◆ **SET PROBLEM**
Return the listing below unchanged, minus its pictures.
### SUPPLIED DATA
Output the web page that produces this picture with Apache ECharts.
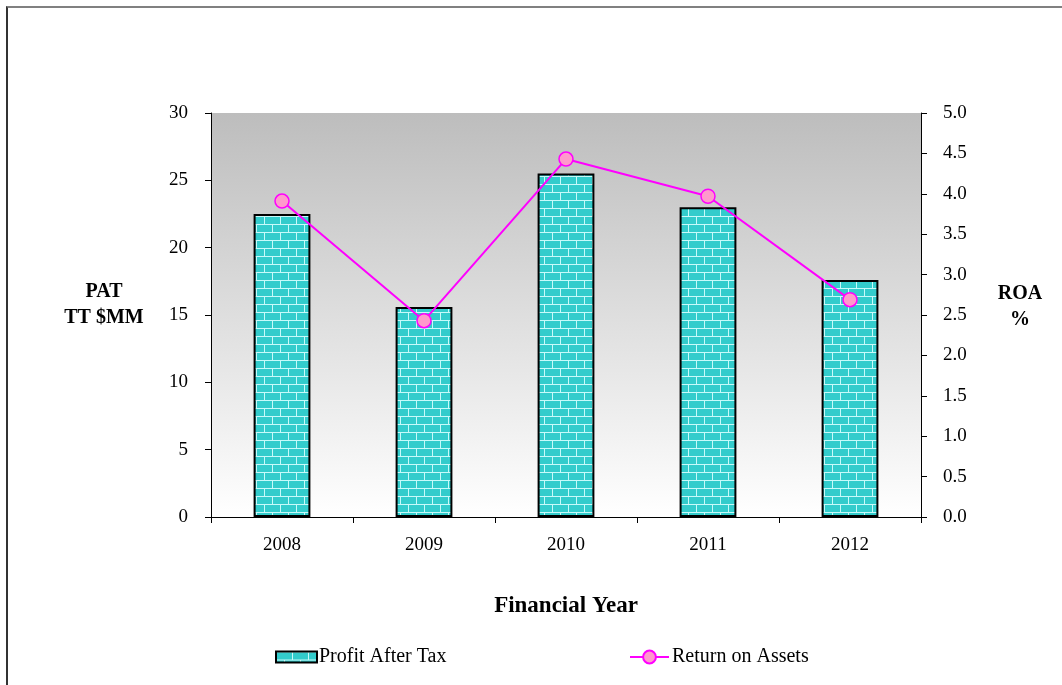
<!DOCTYPE html>
<html>
<head>
<meta charset="utf-8">
<script src="https://cdn.jsdelivr.net/npm/echarts@6/dist/echarts.min.js"></script>
<style>
html, body { margin: 0; padding: 0; background: #fff; }
#main { position: absolute; left: 0; top: 0; width: 1062px; height: 685px; }
#frame { position: absolute; left: 6px; top: 6px; right: 0; bottom: 0;
  border-top: 2px solid #808080; border-left: 2px solid #333; pointer-events: none; }
</style>
</head>
<body>
<div id="main"></div>
<div id="frame"></div>
<script>
// chart data
var years = ['2008', '2009', '2010', '2011', '2012'];
var profitAfterTax = [22.5, 15.6, 25.5, 23.0, 17.6];
var returnOnAssets = [3.91, 2.43, 4.43, 3.97, 2.69];

// brick fill for the bars
function brickPattern() {
    var c = document.createElement('canvas');
    c.width = 16;
    c.height = 16;
    var ctx = c.getContext('2d');
    ctx.fillStyle = '#33cccc';
    ctx.fillRect(0, 0, 16, 16);
    ctx.fillStyle = '#c8fafa';
    ctx.fillRect(0, 0, 16, 1);
    ctx.fillRect(0, 8, 16, 1);
    ctx.fillRect(0, 0, 1, 8);
    ctx.fillRect(8, 8, 1, 8);
    return c;
}

var font = '"Liberation Serif", "DejaVu Serif", serif';

function loadChart(id, option) {
    var myChart = echarts.init(document.getElementById(id));
    myChart.setOption(option);
    return myChart;
}

var option = {
    animation: false,
    textStyle: { fontFamily: font, color: '#000' },
    grid: {
        left: 211, right: 141, top: 113, bottom: 168,
        show: true,
        borderWidth: 0,
        backgroundColor: new echarts.graphic.LinearGradient(0, 0, 0, 1, [
            { offset: 0, color: '#bdbdbd' },
            { offset: 1, color: '#ffffff' }
        ])
    },
    legend: [{
        top: 647,
        left: 275,
        padding: 0,
        icon: 'rect',
        itemWidth: 41,
        itemHeight: 11,
        textStyle: { fontFamily: font, fontSize: 20, color: '#000', padding: [0, 0, 0, -3] },
        data: ['Profit After Tax']
    }, {
        top: 647,
        left: 629,
        padding: 0,
        itemWidth: 39,
        itemHeight: 16,
        textStyle: { fontFamily: font, fontSize: 20, color: '#000', padding: [0, 0, 0, -2] },
        data: ['Return on Assets']
    }],
    xAxis: {
        type: 'category',
        data: years,
        name: 'Financial Year',
        nameLocation: 'middle',
        nameGap: 78,
        nameTextStyle: { fontFamily: font, fontSize: 23, fontWeight: 'bold', color: '#000' },
        axisLine: { lineStyle: { color: '#000', width: 1 } },
        axisTick: { show: true, length: 6, lineStyle: { color: '#000' } },
        axisLabel: { fontSize: 19, margin: 19, color: '#000' }
    },
    yAxis: [{
        type: 'value',
        min: 0, max: 30, interval: 5,
        axisLine: { show: true, lineStyle: { color: '#000' } },
        axisTick: { show: true, length: 6, lineStyle: { color: '#000' } },
        axisLabel: { fontSize: 19, margin: 23, color: '#000' },
        splitLine: { show: false }
    }, {
        type: 'value',
        min: 0, max: 5, interval: 0.5,
        position: 'right',
        axisLine: { show: true, lineStyle: { color: '#000' } },
        axisTick: { show: true, length: 6, lineStyle: { color: '#000' } },
        axisLabel: { fontSize: 19, margin: 22, color: '#000',
            formatter: function (v) { return v.toFixed(1); } },
        splitLine: { show: false }
    }],
    graphic: [{
        type: 'text', x: 104, y: 282,
        style: { text: 'PAT', align: 'center', font: 'bold 20px ' + font, fill: '#000' }
    }, {
        type: 'text', x: 104, y: 308,
        style: { text: 'TT $MM', align: 'center', font: 'bold 20px ' + font, fill: '#000' }
    }, {
        type: 'text', x: 1020, y: 284,
        style: { text: 'ROA', align: 'center', font: 'bold 20px ' + font, fill: '#000' }
    }, {
        type: 'text', x: 1020, y: 310,
        style: { text: '%', align: 'center', font: 'bold 20px ' + font, fill: '#000' }
    }],
    series: [{
        name: 'Profit After Tax',
        type: 'bar',
        data: profitAfterTax,
        barWidth: '40%',
        itemStyle: {
            color: { image: brickPattern(), repeat: 'repeat' },
            borderColor: '#000',
            borderWidth: 2
        }
    }, {
        name: 'Return on Assets',
        type: 'line',
        yAxisIndex: 1,
        data: returnOnAssets,
        symbol: 'circle',
        symbolSize: 14,
        lineStyle: { color: '#ff00ff', width: 2 },
        itemStyle: { color: '#ff99cc', borderColor: '#ff00ff', borderWidth: 1.5 }
    }]
};

loadChart('main', option);
</script>
</body>
</html>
######
◆ **THE ANSWER**
Output the web page that produces this picture with Apache ECharts.
<!DOCTYPE html>
<html>
<head>
<meta charset="utf-8">
<script src="https://cdn.jsdelivr.net/npm/echarts@6/dist/echarts.min.js"></script>
<style>
html, body { margin: 0; padding: 0; background: #fff; }
#main { position: absolute; left: 0; top: 0; width: 1062px; height: 685px; }
#frame { position: absolute; left: 6px; top: 6px; right: 0; bottom: 0;
  border-top: 2px solid #808080; border-left: 2px solid #333; pointer-events: none; }
</style>
</head>
<body>
<div id="main"></div>
<div id="frame"></div>
<script>
// chart data
var years = ['2008', '2009', '2010', '2011', '2012'];
var profitAfterTax = [22.5, 15.6, 25.5, 23.0, 17.6];
var returnOnAssets = [3.91, 2.43, 4.43, 3.97, 2.69];

// brick fill for the bars
function brickPattern() {
    var c = document.createElement('canvas');
    c.width = 16;
    c.height = 16;
    var ctx = c.getContext('2d');
    ctx.fillStyle = '#33cccc';
    ctx.fillRect(0, 0, 16, 16);
    ctx.fillStyle = '#c8fafa';
    ctx.fillRect(0, 0, 16, 1);
    ctx.fillRect(0, 8, 16, 1);
    ctx.fillRect(0, 0, 1, 8);
    ctx.fillRect(8, 8, 1, 8);
    return c;
}

var font = '"Liberation Serif", "DejaVu Serif", serif';

function loadChart(id, option) {
    var myChart = echarts.init(document.getElementById(id));
    myChart.setOption(option);
    return myChart;
}

var option = {
    animation: false,
    textStyle: { fontFamily: font, color: '#000' },
    grid: {
        left: 211, right: 141, top: 113, bottom: 168,
        show: true,
        borderWidth: 0,
        backgroundColor: new echarts.graphic.LinearGradient(0, 0, 0, 1, [
            { offset: 0, color: '#bdbdbd' },
            { offset: 1, color: '#ffffff' }
        ])
    },
    legend: [{
        top: 647,
        left: 275,
        padding: 0,
        icon: 'rect',
        itemWidth: 41,
        itemHeight: 11,
        textStyle: { fontFamily: font, fontSize: 20, color: '#000', padding: [0, 0, 0, -3] },
        data: ['Profit After Tax']
    }, {
        top: 647,
        left: 629,
        padding: 0,
        itemWidth: 39,
        itemHeight: 16,
        textStyle: { fontFamily: font, fontSize: 20, color: '#000', padding: [0, 0, 0, -2] },
        data: ['Return on Assets']
    }],
    xAxis: {
        type: 'category',
        data: years,
        name: 'Financial Year',
        nameLocation: 'middle',
        nameGap: 78,
        nameTextStyle: { fontFamily: font, fontSize: 23, fontWeight: 'bold', color: '#000' },
        axisLine: { lineStyle: { color: '#000', width: 1 } },
        axisTick: { show: true, length: 6, lineStyle: { color: '#000' } },
        axisLabel: { fontSize: 19, margin: 19, color: '#000' }
    },
    yAxis: [{
        type: 'value',
        min: 0, max: 30, interval: 5,
        axisLine: { show: true, lineStyle: { color: '#000' } },
        axisTick: { show: true, length: 6, lineStyle: { color: '#000' } },
        axisLabel: { fontSize: 19, margin: 23, color: '#000' },
        splitLine: { show: false }
    }, {
        type: 'value',
        min: 0, max: 5, interval: 0.5,
        position: 'right',
        axisLine: { show: true, lineStyle: { color: '#000' } },
        axisTick: { show: true, length: 6, lineStyle: { color: '#000' } },
        axisLabel: { fontSize: 19, margin: 22, color: '#000',
            formatter: function (v) { return v.toFixed(1); } },
        splitLine: { show: false }
    }],
    graphic: [{
        type: 'text', x: 104, y: 282,
        style: { text: 'PAT', align: 'center', font: 'bold 20px ' + font, fill: '#000' }
    }, {
        type: 'text', x: 104, y: 308,
        style: { text: 'TT $MM', align: 'center', font: 'bold 20px ' + font, fill: '#000' }
    }, {
        type: 'text', x: 1020, y: 284,
        style: { text: 'ROA', align: 'center', font: 'bold 20px ' + font, fill: '#000' }
    }, {
        type: 'text', x: 1020, y: 310,
        style: { text: '%', align: 'center', font: 'bold 20px ' + font, fill: '#000' }
    }],
    series: [{
        name: 'Profit After Tax',
        type: 'bar',
        data: profitAfterTax,
        barWidth: '40%',
        itemStyle: {
            color: { image: brickPattern(), repeat: 'repeat' },
            borderColor: '#000',
            borderWidth: 2
        }
    }, {
        name: 'Return on Assets',
        type: 'line',
        yAxisIndex: 1,
        data: returnOnAssets,
        symbol: 'circle',
        symbolSize: 14,
        lineStyle: { color: '#ff00ff', width: 2 },
        itemStyle: { color: '#ff99cc', borderColor: '#ff00ff', borderWidth: 1.5 }
    }]
};

loadChart('main', option);
</script>
</body>
</html>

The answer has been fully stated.